The Commissioner has advanced a number of alternative arguments to support his determination. He has argued that petitioner has failed to establish the amount of his loss, that recognition of the loss is precluded by section 267, I.R.C. 1954, and that the surrender of the securities constituted a capital contribution. However, in view of our disposition of the case we need not consider these arguments.
Decision will be entered for the respondent. 1331
Footnotes
1. On their income tax returns for 1961 and 1962, petitioner and his wife reported sales of common stock in Pistell, Crow, Inc., in the amounts of $164,284.76 and $18,400, respectively.↩
2. The agreement referred to is the agreement dated April 13, 1960.↩
3. See fn. 2, supra.↩
4. Id.↩
5. The Corporation's financial statements for the calendar years 1963 and 1964 included two balance sheets, one "Before Crow Transactions" and one "After Crow Transactions." The 1964 statement reported that the transactions had not been completed, and the amounts listed above are from the "before" balance sheets.↩
6. Petitioner's claim to a net operating loss carryback deduction appears to rest on the assumption that he may segregate from the rest of his income and deductions in 1965 whatever loss he sustained on the surrender of his securities in the Corporation.
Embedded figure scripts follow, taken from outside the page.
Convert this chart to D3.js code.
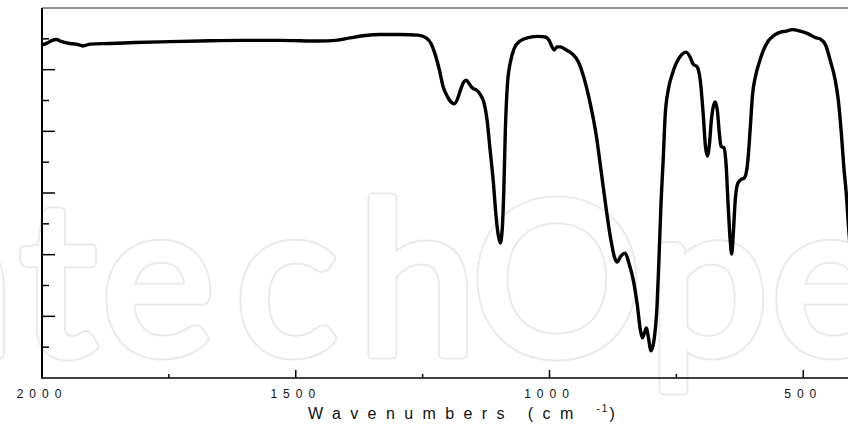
<!DOCTYPE html>
<html>
<head>
<meta charset="utf-8">
<script src="https://cdn.jsdelivr.net/npm/d3@7/dist/d3.min.js"></script>
<style>
  body { margin: 0; background: #fff; }
  svg { display: block; }
</style>
</head>
<body>
<div id="chart"></div>
<script>
// IR spectrum, values
const wavenumbers = [
  2000, 1990, 1980, 1972, 1961, 1945, 1933, 1919, 1905, 1866, 1817, 1748, 1689, 1610, 1531, 1452,
  1422, 1393, 1363, 1334, 1294, 1259, 1243, 1233, 1225, 1217, 1210, 1202, 1194, 1188, 1182, 1176,
  1170, 1164, 1158, 1152, 1144, 1137, 1129, 1123, 1117, 1111, 1105, 1101, 1097, 1093, 1090, 1087,
  1083, 1077, 1070, 1058, 1042, 1022, 1008, 1001, 995, 991, 985, 979, 967, 955, 943, 932,
  920, 908, 898, 888, 880, 872, 867, 859, 851, 843, 835, 827, 821, 817, 813, 809,
  805, 800, 794, 788, 784, 780, 776, 772, 766, 758, 750, 740, 731, 723, 717, 709,
  703, 697, 693, 689, 685, 681, 677, 673, 669, 665, 662, 656, 652, 648, 644, 641,
  638, 634, 630, 624, 616, 610, 604, 600, 594, 587, 579, 569, 557, 545, 533, 522,
  506, 490, 476, 466, 456, 447, 437, 431, 425, 420, 415, 411, 405, 400
]
const transmittance = [
  108.0, 108.6, 109.5, 109.8, 109.1, 108.5, 108.3, 107.7, 108.3, 108.5, 108.8, 109.1, 109.3, 109.5, 109.5, 109.3,
  109.5, 110.3, 111.1, 111.4, 111.4, 111.2, 110.3, 108.3, 104.8, 99.9, 94.7, 91.5, 89.5, 88.9, 90.2, 93.1,
  95.7, 96.6, 95.4, 94.1, 93.4, 92.1, 89.2, 83.7, 73.9, 64.2, 51.9, 46.4, 43.8, 48.6, 61.0, 80.4,
  95.0, 102.5, 106.7, 109.3, 110.4, 110.8, 110.6, 109.6, 107.4, 106.4, 107.4, 107.4, 106.4, 105.1, 102.5, 97.3,
  89.2, 78.8, 66.8, 54.5, 45.7, 39.2, 37.6, 39.6, 40.5, 37.0, 31.8, 23.7, 15.6, 13.0, 14.6, 16.2,
  13.0, 8.8, 12.3, 23.7, 39.9, 57.7, 70.7, 85.3, 93.4, 98.6, 102.2, 104.8, 105.7, 104.1, 101.8, 100.9,
  96.6, 85.3, 75.6, 72.0, 75.6, 83.7, 88.2, 89.5, 86.3, 78.8, 75.2, 74.6, 69.1, 56.1, 44.8, 40.2,
  46.4, 57.7, 62.6, 64.2, 64.9, 69.1, 82.1, 91.8, 97.9, 102.2, 106.1, 109.3, 111.2, 112.2, 112.5, 113.0,
  112.5, 111.6, 110.4, 109.9, 108.0, 103.1, 96.6, 90.2, 79.5, 68.4, 59.4, 49.6, 36.6, 25.3
]

const xMajorTicks = [2000, 1500, 1000, 500]
const xMinorTicks = [1750, 1250, 750]
const yMajorTicks = [20, 40, 60, 80, 100]
const yMinorTicks = [10, 30, 50, 70, 90, 110]
const watermarkLetters = ["n", "t", "e", "c", "h", "O", "p", "e", "n"]

const width = 848
const height = 435
const margin = { top: 8, left: 42, bottom: 57 }
const plotRight = 854   // the frame runs past the right edge of the picture

const svg = d3.select("#chart")
  .append("svg")
  .attr("width", width)
  .attr("height", height)

// Faint outlined publisher watermark behind the plot.
// Drawn twice: a wide grey stroke, then a slightly narrower white one,
// which leaves a thin rounded outline around a fattened glyph.
const wmX = [-105, 20, 102, 236, 358, 472, 649, 772, 905]
const wm = svg.append("g")
;[{ stroke: "#eaeaea", w: 11 }, { stroke: "#fff", w: 7 }].forEach(pass => {
  wm.append("g")
    .selectAll("text")
    .data(watermarkLetters)
    .join("text")
    .attr("x", (d, i) => wmX[i])
    .attr("y", 354)
    .attr("font-family", "Lato, 'Open Sans', sans-serif")
    .attr("font-size", 212)
    .attr("fill", "#fff")
    .attr("stroke", pass.stroke)
    .attr("stroke-width", pass.w)
    .attr("stroke-linejoin", "round")
    .text(d => d)
})

const x = d3.scaleLinear()
  .domain([2000, 400])
  .range([margin.left, plotRight])

const y = d3.scaleLinear()
  .domain([0, 120])
  .range([height - margin.bottom, margin.top])

const y0 = y(0)
const yTop = y(120)

// Frame: top line thin, left and bottom axes heavier
svg.append("line")
  .attr("x1", margin.left).attr("x2", plotRight)
  .attr("y1", yTop).attr("y2", yTop)
  .attr("stroke", "#222").attr("stroke-width", 1)

svg.append("line")
  .attr("x1", margin.left).attr("x2", plotRight)
  .attr("y1", y0).attr("y2", y0)
  .attr("stroke", "#000").attr("stroke-width", 1.5)

svg.append("line")
  .attr("x1", margin.left).attr("x2", margin.left)
  .attr("y1", yTop).attr("y2", y0 + 0.75)
  .attr("stroke", "#000").attr("stroke-width", 2)

// Inward ticks on the bottom axis
svg.append("g")
  .selectAll("line")
  .data(xMajorTicks.map(v => ({ v, len: 8 })).concat(xMinorTicks.map(v => ({ v, len: 4 }))))
  .join("line")
  .attr("x1", d => x(d.v)).attr("x2", d => x(d.v))
  .attr("y1", y0).attr("y2", d => y0 - d.len)
  .attr("stroke", "#000").attr("stroke-width", 1.5)

// Inward ticks on the left axis (no labels)
svg.append("g")
  .selectAll("line")
  .data(yMajorTicks.map(v => ({ v, len: 13 })).concat(yMinorTicks.map(v => ({ v, len: 7 }))))
  .join("line")
  .attr("x1", margin.left).attr("x2", d => margin.left + d.len)
  .attr("y1", d => y(d.v)).attr("y2", d => y(d.v))
  .attr("stroke", "#000").attr("stroke-width", 1.5)

// Tick labels
svg.append("g")
  .selectAll("text")
  .data(xMajorTicks)
  .join("text")
  .attr("x", d => x(d))
  .attr("y", 398)
  .attr("text-anchor", "middle")
  .attr("font-family", "'Liberation Sans', Arial, sans-serif")
  .attr("font-size", 12)
  .attr("letter-spacing", 6)
  .attr("fill", "#111")
  .text(d => d)

// Axis title
const title = svg.append("text")
  .attr("x", 308)
  .attr("y", 419)
  .attr("font-family", "'Liberation Sans', Arial, sans-serif")
  .attr("font-size", 16)
  .attr("letter-spacing", 9.4)
  .attr("fill", "#111")
title.append("tspan").text("Wavenumbers (cm ")
title.append("tspan").attr("font-size", 10).attr("dy", -7).attr("letter-spacing", 2).text("-1")
title.append("tspan").attr("dy", 7).text(")")

// Spectrum
const points = wavenumbers.map((w, i) => ({ w, t: transmittance[i] }))
const line = d3.line()
  .x(d => x(d.w))
  .y(d => y(d.t))
  .curve(d3.curveMonotoneX)

svg.append("path")
  .datum(points)
  .attr("fill", "none")
  .attr("stroke", "#000")
  .attr("stroke-width", 3.4)
  .attr("stroke-linejoin", "round")
  .attr("d", line)
</script>
</body>
</html>
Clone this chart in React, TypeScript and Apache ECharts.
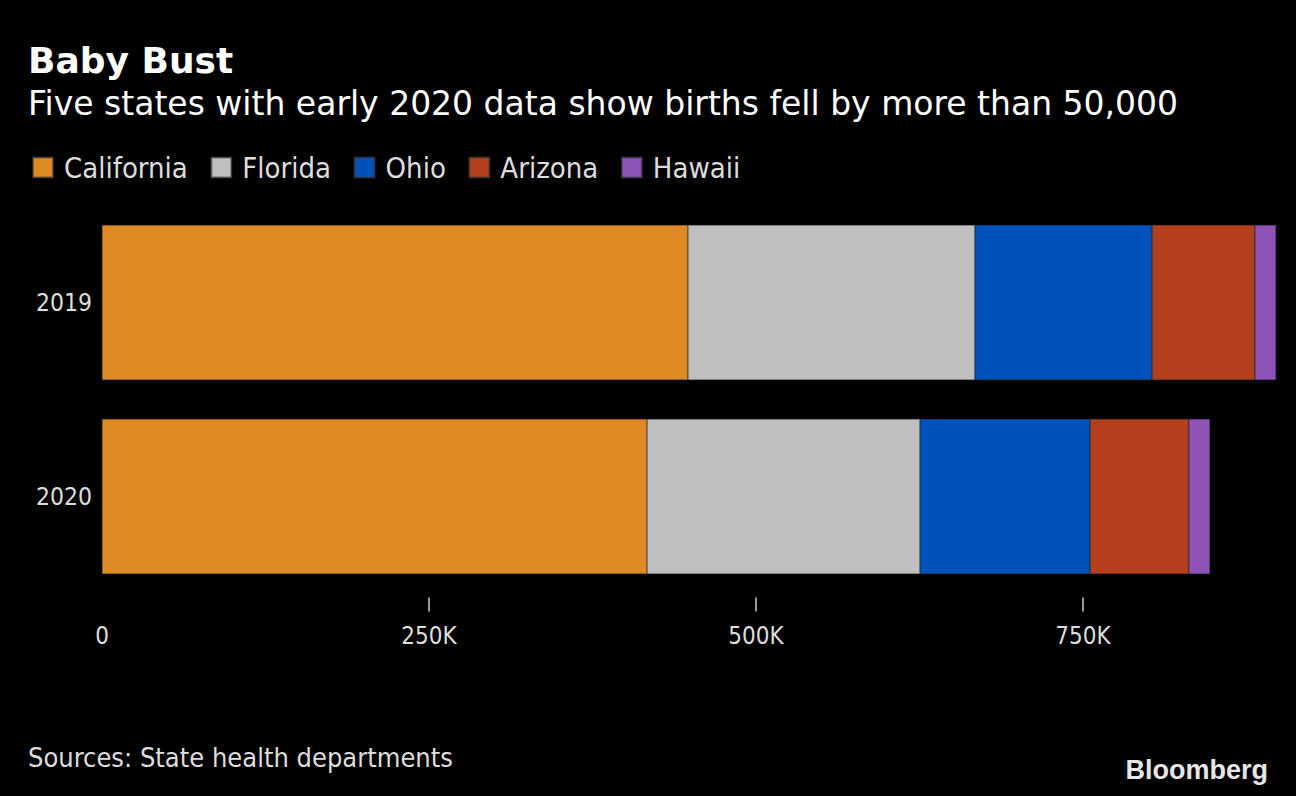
import React, { useEffect, useRef } from "react";
import * as echarts from "echarts";

const years = ["2019", "2020"];
const states = ["California", "Florida", "Ohio", "Arizona", "Hawaii"];
const colors = ["#dd8a24", "#bfbfbf", "#0052bb", "#b33f1d", "#8f53b8"];
const california = [448000, 416700];
const florida = [219400, 208700];
const ohio = [135400, 130000];
const arizona = [78700, 75600];
const hawaii = [16100, 16100];
const tickValues = [250000, 500000, 750000];
const labelValues = [0, 250000, 500000, 750000];

const seriesValues = [california, florida, ohio, arizona, hawaii];
const COND = "'DejaVu Sans Condensed', 'DejaVu Sans', sans-serif";
const WIDE = "'DejaVu Sans', sans-serif";

export default function App() {
  const ref = useRef<HTMLDivElement>(null);
  useEffect(() => {
    if (!ref.current) return;
    const chart = echarts.init(ref.current, undefined, { renderer: "svg" });
    chart.setOption({
      animation: false,
      backgroundColor: "#000",
      textStyle: { fontFamily: COND },
      title: [
        {
          text: "Baby Bust",
          left: 28,
          top: 42,
          padding: 0,
          textStyle: { color: "#fff", fontSize: 36, fontWeight: "bold", fontFamily: WIDE },
        },
        {
          text: "Five states with early 2020 data show births fell by more than 50,000",
          left: 28,
          top: 87,
          padding: 0,
          textStyle: { color: "#fff", fontSize: 33, fontWeight: "normal", fontFamily: WIDE },
        },
        {
          text: "Sources: State health departments",
          left: 28,
          top: 744,
          padding: 0,
          textStyle: { color: "#ddd", fontSize: 27, fontWeight: "normal", fontFamily: COND },
        },
        {
          text: "Bloomberg",
          right: 28,
          top: 756,
          padding: 0,
          textStyle: { color: "#e6e6e6", fontSize: 27, fontWeight: "bold", fontFamily: "'Liberation Sans Narrow', 'Liberation Sans', sans-serif" },
        },
      ],
      legend: {
        left: 27,
        top: 148,
        icon: "rect",
        itemWidth: 20,
        itemHeight: 20,
        itemGap: 22.5,
        data: states,
        textStyle: { color: "#ddd", fontSize: 29, fontFamily: COND, padding: [0, 0, 0, 6] },
      },
      grid: { left: 102, right: 20, top: 205.5, bottom: 202.5, containLabel: false },
      xAxis: {
        type: "value",
        min: 0,
        max: (v: any) => v.max,
        offset: 4,
        splitLine: { show: false },
        axisLine: { show: false },
        axisTick: { show: true, customValues: tickValues, length: 14, lineStyle: { color: "#ccc", width: 1.5 } },
        axisLabel: {
          customValues: labelValues,
          color: "#ddd",
          fontSize: 24,
          margin: 26,
          fontFamily: COND,
          formatter: (v: number) => (v === 0 ? "0" : v / 1000 + "K"),
        },
      },
      yAxis: {
        type: "category",
        data: years,
        inverse: true,
        axisLine: { show: false },
        axisTick: { show: false },
        axisLabel: { color: "#ddd", fontSize: 24.5, margin: 10, fontFamily: COND },
      },
      series: states.map((name, i) => ({
        name,
        type: "bar",
        stack: "total",
        barCategoryGap: "20%",
        data: seriesValues[i],
        itemStyle: { color: colors[i], borderColor: "rgba(60,60,60,0.6)", borderWidth: 0.5 },
      })),
    });
    return () => chart.dispose();
  }, []);
  return (
    <div
      ref={ref}
      style={{ position: "fixed", left: 0, top: 0, width: 1296, height: 796, background: "#000" }}
    />
  );
}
Even if this were true, petitioner would still not be entitled to the carryback deduction he seeks, for, as our opinion concludes, the relevant statutory provisions do not permit it. In any event, section 172↩ clearly does not allow petitioner to rely on a single transaction for purposes of computing a net operating loss, and we have found no reason to conclude that when properly calculated, petitioner sustained a net operating loss during 1965.
7. Cf. Charles H. Duell, 19 T.C.M. (CCH) 1381">19 T.C.M. 1381↩, 1384-1385.